* [Data block]
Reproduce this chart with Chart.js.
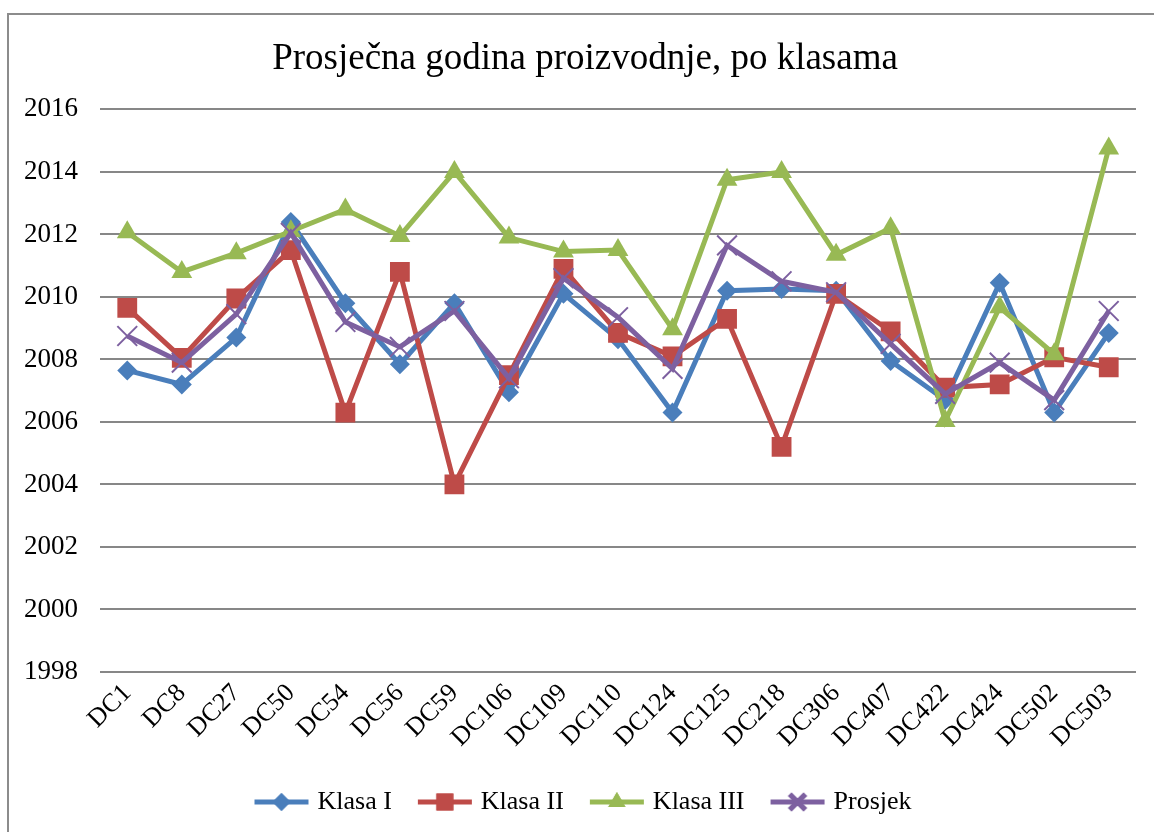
<!DOCTYPE html>
<html>
<head>
<meta charset="utf-8">
<script src="https://cdn.jsdelivr.net/npm/chart.js@4/dist/chart.umd.min.js"></script>
<style>
  html, body { margin: 0; padding: 0; background: #fff; overflow: hidden; }
  #frame { position: absolute; left: 7px; top: 13px; width: 2000px; height: 2000px;
           border-left: 2px solid #8c8c8c; border-top: 2px solid #8c8c8c; }
  #wrap { position: absolute; left: 0; top: 0; width: 1154px; height: 832px; }
</style>
</head>
<body>
<div id="frame"></div>
<div id="wrap"><canvas id="godine"></canvas></div>
<script>
var categories = ['DC1','DC8','DC27','DC50','DC54','DC56','DC59','DC106','DC109','DC110',
                  'DC124','DC125','DC218','DC306','DC407','DC422','DC424','DC502','DC503'];

var klasaI   = [2007.65, 2007.2, 2008.7, 2012.4, 2009.8, 2007.85, 2009.8, 2006.95, 2010.1, 2008.65,
                2006.3, 2010.2, 2010.25, 2010.2, 2007.95, 2006.7, 2010.45, 2006.3, 2008.85];
var klasaII  = [2009.65, 2008.05, 2009.95, 2011.5, 2006.3, 2010.8, 2004.0, 2007.5, 2010.9, 2008.85,
                2008.1, 2009.3, 2005.2, 2010.1, 2008.9, 2007.1, 2007.2, 2008.07, 2007.75];
var klasaIII = [2012.07, 2010.8, 2011.4, 2012.1, 2012.8, 2011.95, 2014.0, 2011.9, 2011.45, 2011.5,
                2008.97, 2013.75, 2014.0, 2011.35, 2012.2, 2006.03, 2009.67, 2008.17, 2014.75];
var prosjek  = [2008.75, 2007.9, 2009.45, 2012.05, 2009.2, 2008.4, 2009.55, 2007.4, 2010.6, 2009.35,
                2007.7, 2011.65, 2010.5, 2010.15, 2008.5, 2006.9, 2007.9, 2006.7, 2009.55];

var yMin = 1998, yMax = 2016, yStep = 2;

var serif = "'Times New Roman', 'Liberation Serif', serif";

// legend icon: short line with the marker in the middle, like Excel
function legendIcon(color, style, radius, markerWidth) {
    var c = document.createElement('canvas');
    c.width = 62; c.height = 26;
    var ctx = c.getContext('2d');
    ctx.strokeStyle = color;
    ctx.lineWidth = 5;
    ctx.beginPath();
    ctx.moveTo(4, 13);
    ctx.lineTo(58, 13);
    ctx.stroke();
    ctx.fillStyle = color;
    Chart.helpers.drawPoint(ctx, {pointStyle: style, radius: radius, borderWidth: markerWidth, rotation: 0}, 31, 13);
    if (style === 'crossRot') { ctx.stroke(); } else { ctx.fill(); }
    return c;
}

var series = [
    {label: 'Klasa I',   data: klasaI,   color: '#4A7EBB', style: 'rectRot',  r: 10, icon: 9},
    {label: 'Klasa II',  data: klasaII,  color: '#BE4B48', style: 'rect',     r: 14, icon: 12},
    {label: 'Klasa III', data: klasaIII, color: '#98B954', style: 'triangle', r: 12, icon: 10},
    {label: 'Prosjek',   data: prosjek,  color: '#7D60A0', style: 'crossRot', r: 14, icon: 11}
];

var datasets = series.map(function (s, i) {
    return {
        label: s.label,
        data: s.data,
        borderColor: s.color,
        backgroundColor: s.color,
        borderWidth: 5,
        pointStyle: s.style,
        pointRadius: s.r,
        pointBorderWidth: s.style === 'crossRot' ? 2 : 0,
        pointBorderColor: s.color,
        pointBackgroundColor: s.color,
        tension: 0,
        order: series.length - i
    };
});

var chart = new Chart(document.getElementById('godine'), {
    type: 'line',
    data: { labels: categories, datasets: datasets },
    options: {
        responsive: true,
        maintainAspectRatio: false,
        animation: false,
        // left padding so the title and legend sit centred in the frame, not the canvas
        layout: { padding: { left: 16, right: 0, top: 0, bottom: 7 } },
        plugins: {
            tooltip: { enabled: false },
            title: {
                display: true,
                text: 'Prosječna godina proizvodnje, po klasama',
                color: '#000',
                font: { family: serif, size: 37, weight: 'normal', lineHeight: 1.2 },
                padding: { top: 37, bottom: 28 }
            },
            legend: {
                display: true,
                position: 'bottom',
                labels: {
                    usePointStyle: true,
                    pointStyleWidth: 46,
                    boxHeight: 24,
                    padding: 30,
                    color: '#000',
                    font: { family: serif, size: 26 },
                    generateLabels: function (ch) {
                        return series.map(function (s, i) {
                            return {
                                text: s.label,
                                pointStyle: legendIcon(s.color, s.style, s.icon, s.style === 'crossRot' ? 2 : 0),
                                fillStyle: s.color,
                                strokeStyle: s.color,
                                lineWidth: 0,
                                fontColor: '#000',
                                hidden: false,
                                datasetIndex: i
                            };
                        });
                    }
                }
            }
        },
        scales: {
            x: {
                offset: true,
                grid: { display: false },
                border: { display: false },
                ticks: {
                    color: '#000',
                    font: { family: serif, size: 26 },
                    minRotation: 45,
                    maxRotation: 45,
                    autoSkip: false,
                    padding: -2
                },
                afterFit: function (scale) { scale.height = 87; }
            },
            y: {
                min: yMin,
                max: yMax,
                border: { display: false },
                grid: { color: '#878787', lineWidth: 2, drawTicks: false },
                ticks: {
                    stepSize: yStep,
                    color: '#000',
                    padding: 22,
                    font: { family: serif, size: 27 },
                    callback: function (v) { return String(v); }
                },
                afterFit: function (scale) { scale.width = 84; }
            },
            // empty strip on the right, keeps the plot ending where Excel's does
            yRight: {
                position: 'right',
                min: yMin,
                max: yMax,
                grid: { display: false },
                border: { display: false },
                ticks: { display: false },
                afterFit: function (scale) { scale.width = 18; }
            }
        }
    }
});
</script>
</body>
</html>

* [Written request]
Extract the full listing exactly, with the pictures left out.

* [Result of this exercise]
Reproduce this chart with Chart.js.
<!DOCTYPE html>
<html>
<head>
<meta charset="utf-8">
<script src="https://cdn.jsdelivr.net/npm/chart.js@4/dist/chart.umd.min.js"></script>
<style>
  html, body { margin: 0; padding: 0; background: #fff; overflow: hidden; }
  #frame { position: absolute; left: 7px; top: 13px; width: 2000px; height: 2000px;
           border-left: 2px solid #8c8c8c; border-top: 2px solid #8c8c8c; }
  #wrap { position: absolute; left: 0; top: 0; width: 1154px; height: 832px; }
</style>
</head>
<body>
<div id="frame"></div>
<div id="wrap"><canvas id="godine"></canvas></div>
<script>
var categories = ['DC1','DC8','DC27','DC50','DC54','DC56','DC59','DC106','DC109','DC110',
                  'DC124','DC125','DC218','DC306','DC407','DC422','DC424','DC502','DC503'];

var klasaI   = [2007.65, 2007.2, 2008.7, 2012.4, 2009.8, 2007.85, 2009.8, 2006.95, 2010.1, 2008.65,
                2006.3, 2010.2, 2010.25, 2010.2, 2007.95, 2006.7, 2010.45, 2006.3, 2008.85];
var klasaII  = [2009.65, 2008.05, 2009.95, 2011.5, 2006.3, 2010.8, 2004.0, 2007.5, 2010.9, 2008.85,
                2008.1, 2009.3, 2005.2, 2010.1, 2008.9, 2007.1, 2007.2, 2008.07, 2007.75];
var klasaIII = [2012.07, 2010.8, 2011.4, 2012.1, 2012.8, 2011.95, 2014.0, 2011.9, 2011.45, 2011.5,
                2008.97, 2013.75, 2014.0, 2011.35, 2012.2, 2006.03, 2009.67, 2008.17, 2014.75];
var prosjek  = [2008.75, 2007.9, 2009.45, 2012.05, 2009.2, 2008.4, 2009.55, 2007.4, 2010.6, 2009.35,
                2007.7, 2011.65, 2010.5, 2010.15, 2008.5, 2006.9, 2007.9, 2006.7, 2009.55];

var yMin = 1998, yMax = 2016, yStep = 2;

var serif = "'Times New Roman', 'Liberation Serif', serif";

// legend icon: short line with the marker in the middle, like Excel
function legendIcon(color, style, radius, markerWidth) {
    var c = document.createElement('canvas');
    c.width = 62; c.height = 26;
    var ctx = c.getContext('2d');
    ctx.strokeStyle = color;
    ctx.lineWidth = 5;
    ctx.beginPath();
    ctx.moveTo(4, 13);
    ctx.lineTo(58, 13);
    ctx.stroke();
    ctx.fillStyle = color;
    Chart.helpers.drawPoint(ctx, {pointStyle: style, radius: radius, borderWidth: markerWidth, rotation: 0}, 31, 13);
    if (style === 'crossRot') { ctx.stroke(); } else { ctx.fill(); }
    return c;
}

var series = [
    {label: 'Klasa I',   data: klasaI,   color: '#4A7EBB', style: 'rectRot',  r: 10, icon: 9},
    {label: 'Klasa II',  data: klasaII,  color: '#BE4B48', style: 'rect',     r: 14, icon: 12},
    {label: 'Klasa III', data: klasaIII, color: '#98B954', style: 'triangle', r: 12, icon: 10},
    {label: 'Prosjek',   data: prosjek,  color: '#7D60A0', style: 'crossRot', r: 14, icon: 11}
];

var datasets = series.map(function (s, i) {
    return {
        label: s.label,
        data: s.data,
        borderColor: s.color,
        backgroundColor: s.color,
        borderWidth: 5,
        pointStyle: s.style,
        pointRadius: s.r,
        pointBorderWidth: s.style === 'crossRot' ? 2 : 0,
        pointBorderColor: s.color,
        pointBackgroundColor: s.color,
        tension: 0,
        order: series.length - i
    };
});

var chart = new Chart(document.getElementById('godine'), {
    type: 'line',
    data: { labels: categories, datasets: datasets },
    options: {
        responsive: true,
        maintainAspectRatio: false,
        animation: false,
        // left padding so the title and legend sit centred in the frame, not the canvas
        layout: { padding: { left: 16, right: 0, top: 0, bottom: 7 } },
        plugins: {
            tooltip: { enabled: false },
            title: {
                display: true,
                text: 'Prosječna godina proizvodnje, po klasama',
                color: '#000',
                font: { family: serif, size: 37, weight: 'normal', lineHeight: 1.2 },
                padding: { top: 37, bottom: 28 }
            },
            legend: {
                display: true,
                position: 'bottom',
                labels: {
                    usePointStyle: true,
                    pointStyleWidth: 46,
                    boxHeight: 24,
                    padding: 30,
                    color: '#000',
                    font: { family: serif, size: 26 },
                    generateLabels: function (ch) {
                        return series.map(function (s, i) {
                            return {
                                text: s.label,
                                pointStyle: legendIcon(s.color, s.style, s.icon, s.style === 'crossRot' ? 2 : 0),
                                fillStyle: s.color,
                                strokeStyle: s.color,
                                lineWidth: 0,
                                fontColor: '#000',
                                hidden: false,
                                datasetIndex: i
                            };
                        });
                    }
                }
            }
        },
        scales: {
            x: {
                offset: true,
                grid: { display: false },
                border: { display: false },
                ticks: {
                    color: '#000',
                    font: { family: serif, size: 26 },
                    minRotation: 45,
                    maxRotation: 45,
                    autoSkip: false,
                    padding: -2
                },
                afterFit: function (scale) { scale.height = 87; }
            },
            y: {
                min: yMin,
                max: yMax,
                border: { display: false },
                grid: { color: '#878787', lineWidth: 2, drawTicks: false },
                ticks: {
                    stepSize: yStep,
                    color: '#000',
                    padding: 22,
                    font: { family: serif, size: 27 },
                    callback: function (v) { return String(v); }
                },
                afterFit: function (scale) { scale.width = 84; }
            },
            // empty strip on the right, keeps the plot ending where Excel's does
            yRight: {
                position: 'right',
                min: yMin,
                max: yMax,
                grid: { display: false },
                border: { display: false },
                ticks: { display: false },
                afterFit: function (scale) { scale.width = 18; }
            }
        }
    }
});
</script>
</body>
</html>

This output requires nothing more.